In particular, you’ll find this is most effective in two genres that are complete opposites of one another: comedy and tragedy.

Looking at comedy first, it can be used to great effect to have a protagonist who never learns. In sitcoms, for example, an episode’s inciting incident is often when the protagonist makes a mistake of some sort. Instead of admitting that mistake, however, they often double down on it, making things worse and pushing the situation to the heights of absurdity!

You see this in films as well. In SHAUN OF THE DEAD, Shaun’s answer to everything is to go to his local pub, the Winchester. At the beginning of the film, his girlfriend breaks up with him because that’s all he ever wants to do – a warning that he should change and turn his life around.

Yet when the zombie apocalypse hits, what is his response? “Let’s go to the Winchester, have a nice cold pint, and wait for all this to blow over!”

Tragedy, of course, uses the lack of character arc to different effect. The key is to put the protagonist in situations that they either can’t or won’t learn from, and to surround them with characters that don’t encourage them to change. As a result, they become destined to fail.

In SWEENEY TODD: THE DEMON BARBER OF FLEET STREET, for example, the titular character returns to London hellbent on revenge against the vile Judge Turpin, who fifteen years earlier had him falsely imprisoned and destroyed his family.

Sweeney Todd is single-minded in his pursuit of the judge, but he also doesn’t have anyone to turn him away, to help him become a better man. Quite the opposite, in fact. His only real ally, the obsessive Mrs Lovett, enables him in his quest and ends up helping him.

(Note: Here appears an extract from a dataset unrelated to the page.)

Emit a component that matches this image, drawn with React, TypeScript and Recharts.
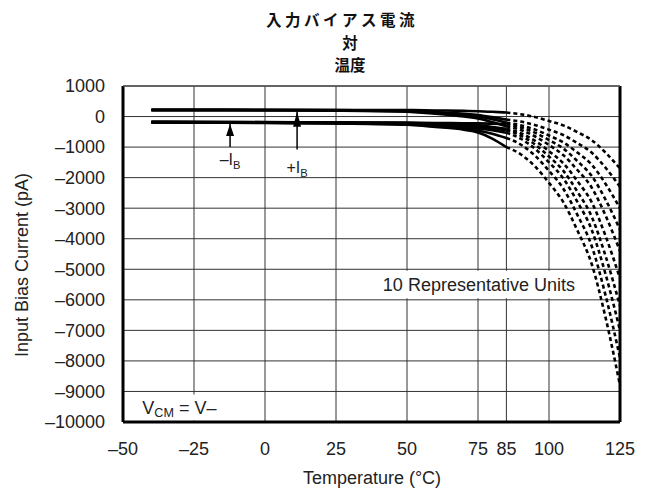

The result is that Sweeney Todd comes across as a sheer force of will. Unrelenting. Unbending. It becomes compelling to watch his story precisely because he will not change – and because we know it will end badly, both for him and for everyone around him.

So consider whether you even need a character arc – whether the lack of one could actually be used for either comedic or dramatic effect. Character arcs are a powerful tool for any screenwriter – but it’s knowing when to use them and when not that shows true mastery.